There is recent genetic and structural evidence that modification of amino acid residues in the catalytic region of the inositol phosphatase can markedly alter their activity. Genetic studies with the type IV 5′-phosphatase (INPP5E), a lipid phosphatase that hydrolyzes phosphate at the 5′-position from PtdIns-3,5-P₂, phosphatidylinositol 4,5-bisphosphate, and PtdIns-3,4,5-P₃, hint at how regulation of 5′-phosphatase activity could be modified by alteration of the residues in the 5′-phosphatase catalytic domain (28). INPP5E is a highly active 5′-phosphatase of PtdIns-3,4,5-P₃ that is widely expressed and found in brain, testis, breast, hemopoietic, and other cell types (35). Patients with human ciliary diseases were found to have single-nucleotide polymorphisms in the INPP5E gene in the region of the molecule corresponding to the catalytic core of SHIP1 (28). These single-nucleotide polymorphisms mutated arginine or lysine residues centered in the phosphatase domain and greatly impaired the 5′-phosphatase activity of the enzyme.
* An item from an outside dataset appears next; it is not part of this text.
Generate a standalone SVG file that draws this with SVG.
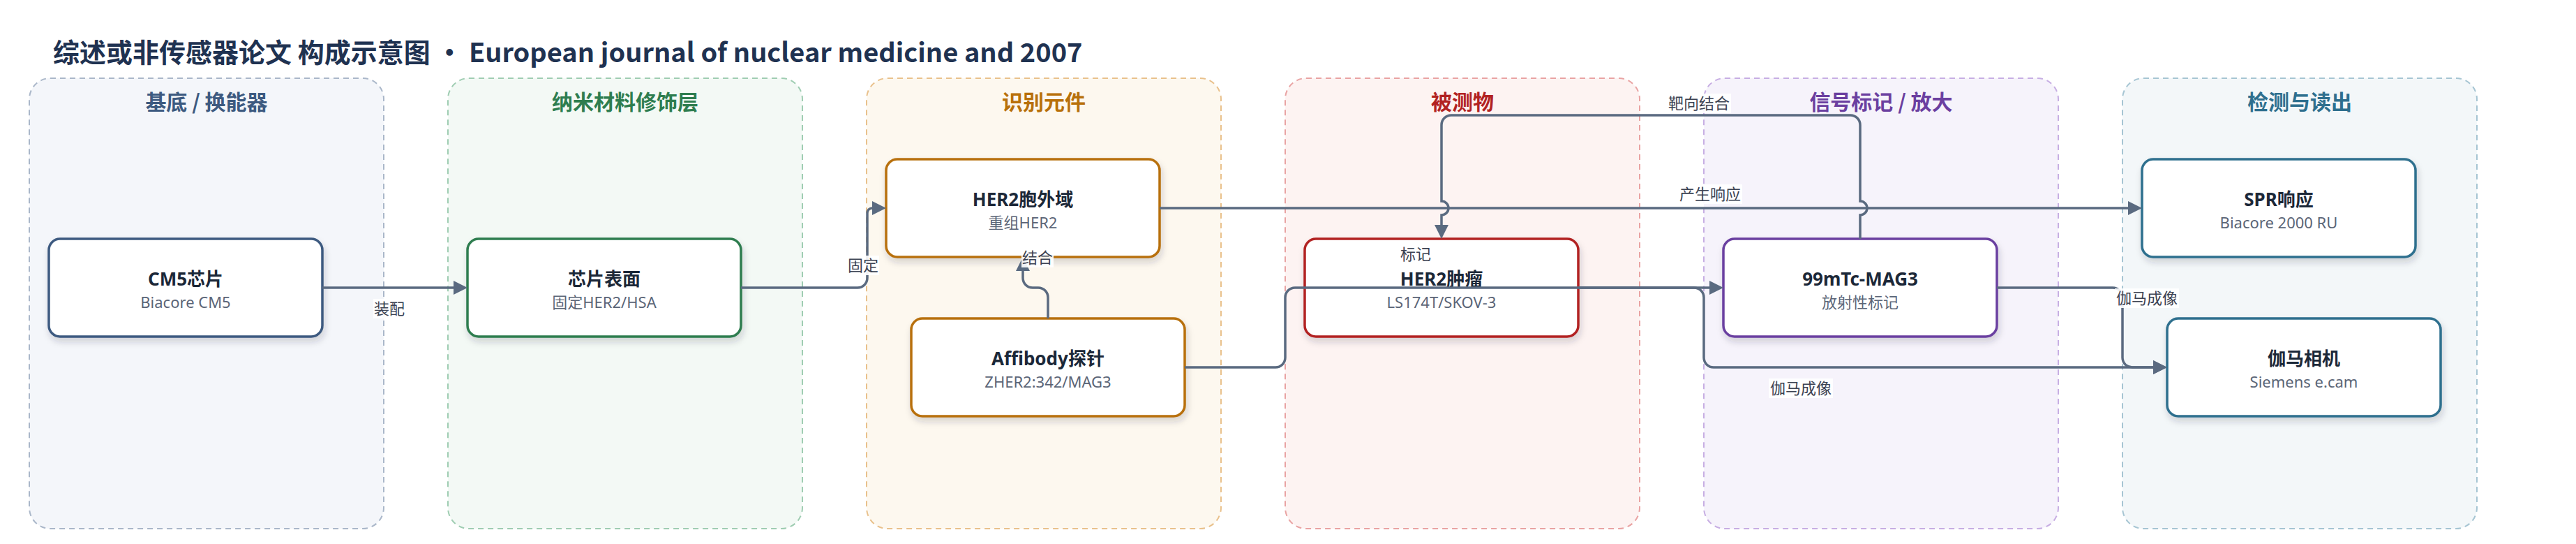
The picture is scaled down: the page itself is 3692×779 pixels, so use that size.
<svg xmlns="http://www.w3.org/2000/svg" width="3692" height="779" viewBox="0 0 3692 779">
<defs>
<style>
.title{font-family:"Noto Sans CJK SC","Noto Sans",sans-serif;font-weight:700;font-size:38px;fill:#1f3251}
.ghead{font-family:"Noto Sans CJK SC","Noto Sans",sans-serif;font-weight:700;font-size:30px;text-anchor:middle}
.grp{stroke-width:2;stroke-dasharray:8 6}
.node{fill:#ffffff;stroke-width:3.5;filter:url(#sh)}
.nt{font-family:"Noto Sans","Noto Sans CJK SC",sans-serif;font-weight:700;font-size:26px;fill:#1c2838;text-anchor:middle}
.ns{font-family:"Noto Sans","Noto Sans CJK SC",sans-serif;font-size:22px;fill:#5b6577;text-anchor:middle}
.edge{fill:none;stroke:#5a6a80;stroke-width:3.5;marker-end:url(#arr)}
.lbg{fill:#ffffff;fill-opacity:0.9}
.lt{font-family:"Noto Sans CJK SC","Noto Sans",sans-serif;font-size:22px;fill:#3b4252;text-anchor:middle}
</style>
<marker id="arr" viewBox="0 0 20 20" refX="0" refY="10" markerWidth="20" markerHeight="20" markerUnits="userSpaceOnUse" orient="auto">
<path d="M0,0 L20,10 L0,20 z" fill="#5a6a80"/>
</marker>
<filter id="sh" x="-10%" y="-20%" width="120%" height="150%">
<feDropShadow dx="2" dy="6" stdDeviation="5" flood-color="#1e2a3a" flood-opacity="0.18"/>
</filter>
</defs>
<rect x="0" y="0" width="3692" height="779" fill="#ffffff"/>
<text class="title" x="76" y="89">综述或非传感器论文 构成示意图 • European journal of nuclear medicine and 2007</text>

<g id="groups">
<g id="group-substrate"><rect class="grp" x="42" y="112" width="508" height="645" rx="30" fill="#f4f6fa" stroke="#aab7c9"/><text class="ghead" x="296" y="157" fill="#3d5a80">基底 / 换能器</text></g>
<g id="group-nano"><rect class="grp" x="642" y="112" width="508" height="645" rx="30" fill="#f3f9f5" stroke="#9fcdb2"/><text class="ghead" x="896" y="157" fill="#2e7d4f">纳米材料修饰层</text></g>
<g id="group-recog"><rect class="grp" x="1242" y="112" width="508" height="645" rx="30" fill="#fdf8ef" stroke="#e9c18c"/><text class="ghead" x="1496" y="157" fill="#b8700a">识别元件</text></g>
<g id="group-analyte"><rect class="grp" x="1842" y="112" width="508" height="645" rx="30" fill="#fdf3f2" stroke="#e9a3a3"/><text class="ghead" x="2096" y="157" fill="#b22222">被测物</text></g>
<g id="group-signal"><rect class="grp" x="2442" y="112" width="508" height="645" rx="30" fill="#f6f3fb" stroke="#c7aee3"/><text class="ghead" x="2696" y="157" fill="#6b3fa0">信号标记 / 放大</text></g>
<g id="group-detect"><rect class="grp" x="3042" y="112" width="508" height="645" rx="30" fill="#f3f7f9" stroke="#a6c5d3"/><text class="ghead" x="3296" y="157" fill="#2e6f8e">检测与读出</text></g>
</g>

<g id="node-cm5"><rect class="node" x="70" y="342" width="392" height="140" rx="16" stroke="#3d5a80"/><text class="nt" x="266" y="409">CM5芯片</text><text class="ns" x="266" y="441">Biacore CM5</text></g>
<g id="node-surface"><rect class="node" x="670" y="342" width="392" height="140" rx="16" stroke="#2e7d4f"/><text class="nt" x="866" y="409">芯片表面</text><text class="ns" x="866" y="441">固定HER2/HSA</text></g>
<g id="node-her2ecd"><rect class="node" x="1270" y="228" width="392" height="140" rx="16" stroke="#b8700a"/><text class="nt" x="1466" y="295">HER2胞外域</text><text class="ns" x="1466" y="327">重组HER2</text></g>
<g id="node-affibody"><rect class="node" x="1306" y="456" width="392" height="140" rx="16" stroke="#b8700a"/><text class="nt" x="1502" y="523">Affibody探针</text><text class="ns" x="1502" y="555">ZHER2:342/MAG3</text></g>
<g id="node-tumor"><rect class="node" x="1870" y="342" width="392" height="140" rx="16" stroke="#b22222"/><text class="nt" x="2066" y="409">HER2肿瘤</text><text class="ns" x="2066" y="441">LS174T/SKOV-3</text></g>
<g id="node-tc"><rect class="node" x="2470" y="342" width="392" height="140" rx="16" stroke="#6b3fa0"/><text class="nt" x="2666" y="409">99mTc-MAG3</text><text class="ns" x="2666" y="441">放射性标记</text></g>
<g id="node-spr"><rect class="node" x="3070" y="228" width="392" height="140" rx="16" stroke="#2e6f8e"/><text class="nt" x="3266" y="295">SPR响应</text><text class="ns" x="3266" y="327">Biacore 2000 RU</text></g>
<g id="node-gamma"><rect class="node" x="3106" y="456" width="392" height="140" rx="16" stroke="#2e6f8e"/><text class="nt" x="3302" y="523">伽马相机</text><text class="ns" x="3302" y="555">Siemens e.cam</text></g>

<g id="connectors">
<path class="edge" d="M462,412 H650"/>
<path class="edge" d="M1062,412 H1229 A14,14 0 0 0 1243,398 V305 A7,7 0 0 1 1250,298"/>
<path class="edge" d="M1502,456 V426 A14,14 0 0 0 1488,412 H1480 A14,14 0 0 1 1466,398 V388"/>
<path class="edge" d="M1662,298 H3050"/>
<path class="edge" d="M2666,342 V308 A10,10 0 0 0 2666,288 V179 A14,14 0 0 0 2652,165 H2080 A14,14 0 0 0 2066,179 V288 A10,10 0 0 1 2066,308 V322"/>
<path class="edge" d="M1698,526 H1828 A14,14 0 0 0 1842,512 V426 A14,14 0 0 1 1856,412 H2450"/>
<path class="edge" d="M2262,412 H2428 A14,14 0 0 1 2442,426 V512 A14,14 0 0 0 2456,526 H3086"/>
<path class="edge" d="M2862,412 H3028 A14,14 0 0 1 3042,426 V512 A14,14 0 0 0 3056,526 H3086"/>
<g id="edge-labels">
<rect class="lbg" x="535" y="428" width="46" height="28"/><text class="lt" x="558" y="450">装配</text>
<rect class="lbg" x="1214" y="366" width="46" height="28"/><text class="lt" x="1237" y="388">固定</text>
<rect class="lbg" x="1464" y="355" width="46" height="28"/><text class="lt" x="1487" y="377">结合</text>
<rect class="lbg" x="2405" y="264" width="92" height="28"/><text class="lt" x="2451" y="286">产生响应</text>
<rect class="lbg" x="2389" y="134" width="92" height="28"/><text class="lt" x="2435" y="156">靶向结合</text>
<rect class="lbg" x="2006" y="350" width="46" height="28"/><text class="lt" x="2029" y="372">标记</text>
<rect class="lbg" x="2535" y="542" width="92" height="28"/><text class="lt" x="2581" y="564">伽马成像</text>
<rect class="lbg" x="3031" y="413" width="92" height="28"/><text class="lt" x="3077" y="435">伽马成像</text>
</g>
</g>
</svg>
Study of primary fibroblasts cultured from individual patients showed altered cellular phosphatidylinositol lipid ratios and transfection of the mutated proteins into HEK-293 cells resulted in phenotypes with high basal levels of phospho-Akt and an exaggerated response to PDGF (28). The authors modeled these mutations on the crystal structure of synaptojanin, a yeast 5′-inositol phosphatase (36), and found the residues to be clustered in the catalytic core of the molecule near the binding pocket for PtdIns-3,4,5-P₃ (28). These data suggest that modification of the amino acids in the 5′-phosphatase catalytic region of SHIP1 is capable of inducing meaningful changes in the enzyme's activity and provide additional support for our hypothesis that phosphorylation of Ser⁴⁴⁰ in the catalytic core of SHIP1 is important for regulation of PtdIns-3,4,5-P₃ signaling.

In conclusion, although tyrosine phosphorylation and activation of SHIP1 and SHIP2 is a highly studied area, there are few comprehensive reports on the regulation of SHIP1 or SHIP2 by serine/threonine kinases. PKA is the best characterized member of the serine/threonine protein kinase family, and phosphorylation of its substrates is important for regulating many cellular processes. Our previous observation that phosphorylation of SHIP1 with PKA markedly activates its function provided insight into an important new mode of SHIP1 regulation. In the present study, we have identified the Ser⁴⁴⁰ residue in SHIP1 as a major PKA phosphorylation site with functional implications. These results outline a new role for G protein-coupled receptors and PKA in regulating PtdIns-3,4,5-P₃ levels and inflammatory signals via the activation of SHIP1.